A banalização das palavras

Lembro de uma vez, ali na Rua dos Andradas, num cursinho popular, uma professora de redação dá a seus alunos e alunas um tema para a escrita: a banalização das palavras, ou algo parecido. Não recordo se foi nessa vez que eu e minha futura companheira, a Eve, conversávamos sobre nossos textos, mas teve essa proposta de redação. A partir disso, escrevemos e pensamos sobre a banalização de certas coisas na atualidade, da banalidade do mal, da Arendt, até outras menores; falamos principalmente da banalização das palavras, principalmente aquelas que denotam afeto, sentimento, como “amor”, “amigo”, “amizade”, e por aí vai.

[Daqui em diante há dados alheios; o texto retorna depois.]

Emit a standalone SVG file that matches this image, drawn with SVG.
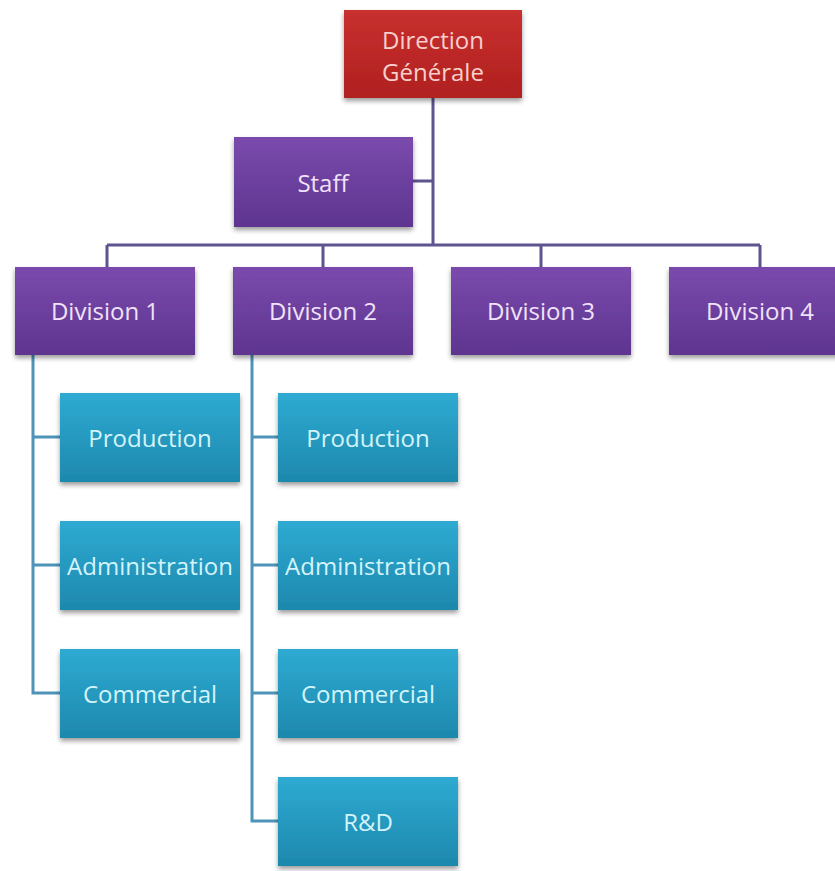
<svg xmlns="http://www.w3.org/2000/svg" width="835" height="871" viewBox="0 0 835 871">
<defs>
<linearGradient id="gRed" x1="0" y1="0" x2="0" y2="1"><stop offset="0" stop-color="#c8302f"/><stop offset="1" stop-color="#b0201f"/></linearGradient>
<linearGradient id="gPur" x1="0" y1="0" x2="0" y2="1"><stop offset="0" stop-color="#7a4aac"/><stop offset="1" stop-color="#5e3590"/></linearGradient>
<linearGradient id="gBlu" x1="0" y1="0" x2="0" y2="1"><stop offset="0" stop-color="#2eaad2"/><stop offset="1" stop-color="#1e88ad"/></linearGradient>
<filter id="sh" x="-10%" y="-10%" width="120%" height="130%"><feGaussianBlur in="SourceAlpha" stdDeviation="2.5"/><feOffset dy="3" result="b"/><feComponentTransfer><feFuncA type="linear" slope="0.4"/></feComponentTransfer><feMerge><feMergeNode/><feMergeNode in="SourceGraphic"/></feMerge></filter>
</defs>
<style>
text{font-family:"Open Sans","Liberation Sans",sans-serif;font-size:24px;text-anchor:middle;dominant-baseline:central}
.red rect{fill:url(#gRed);filter:url(#sh)}
.red text{fill:#f6d0cc}
.pur rect{fill:url(#gPur);filter:url(#sh)}
.pur text{fill:#f0e2f8}
.blu rect{fill:url(#gBlu);filter:url(#sh)}
.blu text{fill:#d2f4fa}
.lp{fill:none;stroke:#5f5390;stroke-width:3}
.lb{fill:none;stroke:#4d94b8;stroke-width:3}
</style>
<rect width="835" height="871" fill="#ffffff"/>
<g id="connectors">
<path class="lp" d="M433 98V245M413 181H433M107 245H760M107 245V267M323 245V267M541 245V267M760 245V267"/>
<path class="lb" d="M33 355V693H60M33 437H60M33 565H60"/>
<path class="lb" d="M252 355V821H278M252 437H278M252 565H278M252 693H278"/>
</g>
<g id="direction" class="red"><rect x="344" y="10" width="178" height="88"/><text x="433" y="39">Direction</text><text x="433" y="71">Générale</text></g>
<g id="staff" class="pur"><rect x="234" y="137" width="179" height="90"/><text x="323" y="182">Staff</text></g>
<g id="div1" class="pur"><rect x="15" y="267" width="180" height="88"/><text x="105" y="310">Division 1</text></g>
<g id="div2" class="pur"><rect x="233" y="267" width="180" height="88"/><text x="323" y="310">Division 2</text></g>
<g id="div3" class="pur"><rect x="451" y="267" width="180" height="88"/><text x="541" y="310">Division 3</text></g>
<g id="div4" class="pur"><rect x="669" y="267" width="180" height="88"/><text x="760" y="310">Division 4</text></g>
<g id="d1prod" class="blu"><rect x="60" y="393" width="180" height="89"/><text x="150" y="437">Production</text></g>
<g id="d1adm" class="blu"><rect x="60" y="521" width="180" height="89"/><text x="150" y="565">Administration</text></g>
<g id="d1com" class="blu"><rect x="60" y="649" width="180" height="89"/><text x="150" y="693">Commercial</text></g>
<g id="d2prod" class="blu"><rect x="278" y="393" width="180" height="89"/><text x="368" y="437">Production</text></g>
<g id="d2adm" class="blu"><rect x="278" y="521" width="180" height="89"/><text x="368" y="565">Administration</text></g>
<g id="d2com" class="blu"><rect x="278" y="649" width="180" height="89"/><text x="368" y="693">Commercial</text></g>
<g id="d2rd" class="blu"><rect x="278" y="777" width="180" height="89"/><text x="368" y="821">R&amp;D</text></g>
</svg>
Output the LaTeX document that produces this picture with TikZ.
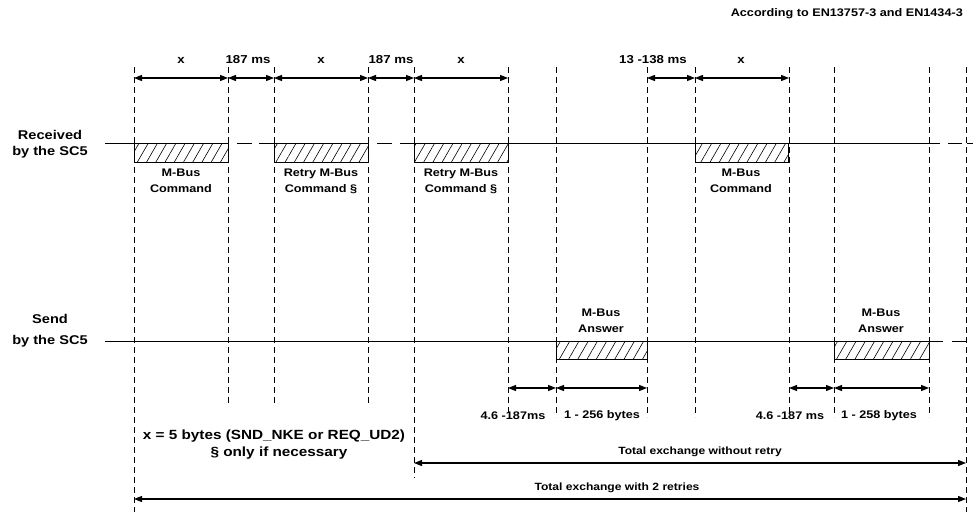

            Nessa semana, me deparei com uma música da Shakira em que vemos um diálogo constante entre dois amantes, dois pretendentes, não sei ao certo. Um possível casal hétero falava e se trocava palavras de conotação sexual, “se seduzindo”, digamos. Bem, em determinado momento, ele fala: “sou masoquista”. Entendemos o sentido, mas parece um adjetivo meio deslocado, esquisito para a situação, dada a gravidade real de pessoas com esse, imagino que podemos chamar assim, transtorno psicológico. Ali era um chalalá de romance brega, mas que acontece toda vez que as pessoas banalizam as palavras – e aqui entra também aquela boa música do Cazuza, “Exagerado”.

            Mas que diabos isso tem a ver com cinema? Seria uma pergunta boa, já que falamos de redação e canção, mas não sobre a sétima arte. O que passa é que esse “masoquista” na música da Shakira e toda essa banalização me fizeram recordar do filme que aqui falei na quinzena passada: o belo e cruel filme La pianiste, do diretor alemão Michael Haneke. Ali sim vemos uma personagem incrivelmente humana, complexa, porque com problemas e transtornos que só a convivência social e a subjetividade humanas podem conceber – então estamos longe dos personagens rasos de filmes que assistimos por aí, estamos na arena dos grandes dramas do cinema, com personagens complexíssimos e de grande valor para a arte da interpretação de papéis, como é o caso do teatro e do cinema.

            Isabelle Huppert interpreta magistralmente uma mulher doente: pianista de sucesso, deve ter seus 40 anos e deve satisfações das mais infantis a sua mãe – inclusive dorme com esta, embora tenha seu próprio quarto. (Não posso deixar de lembrar de Cisne negro, que parece se aproximar desse enredo de Haneke, embora sem a mesma força dramática.) Ela mutila sua genitália e parece ter prazer com isso – aqui nova relação e de novo ponto para o Haneke: no filme Anticristo, Lars von Trier, que é muito bom diretor, mas excêntrico demais, mostra uma cena parecida com isso que descrevi antes, porém, com o fetiche da imagem, da apelação da violência, perde potência dramática, ao passo que Haneke, ao apostar na sutileza da violência, ele sim eleva a cena a um nível de tensão altíssimo.

            O filme de Haneke é muito bom, mas não podemos estar tristes ou pra baixo ao assistir, porque é um soco no estômago – coisa, aliás, típica desse grande diretor. Outro filme muito bom que retrata o masoquismo, sem o banalizar, como parece ser o caso daquele filme dos 50 tons de cinza, que eu não vi mas deduzo, é Saló ou os 120 dias de Somoda, do Pier Paolo Pasolini.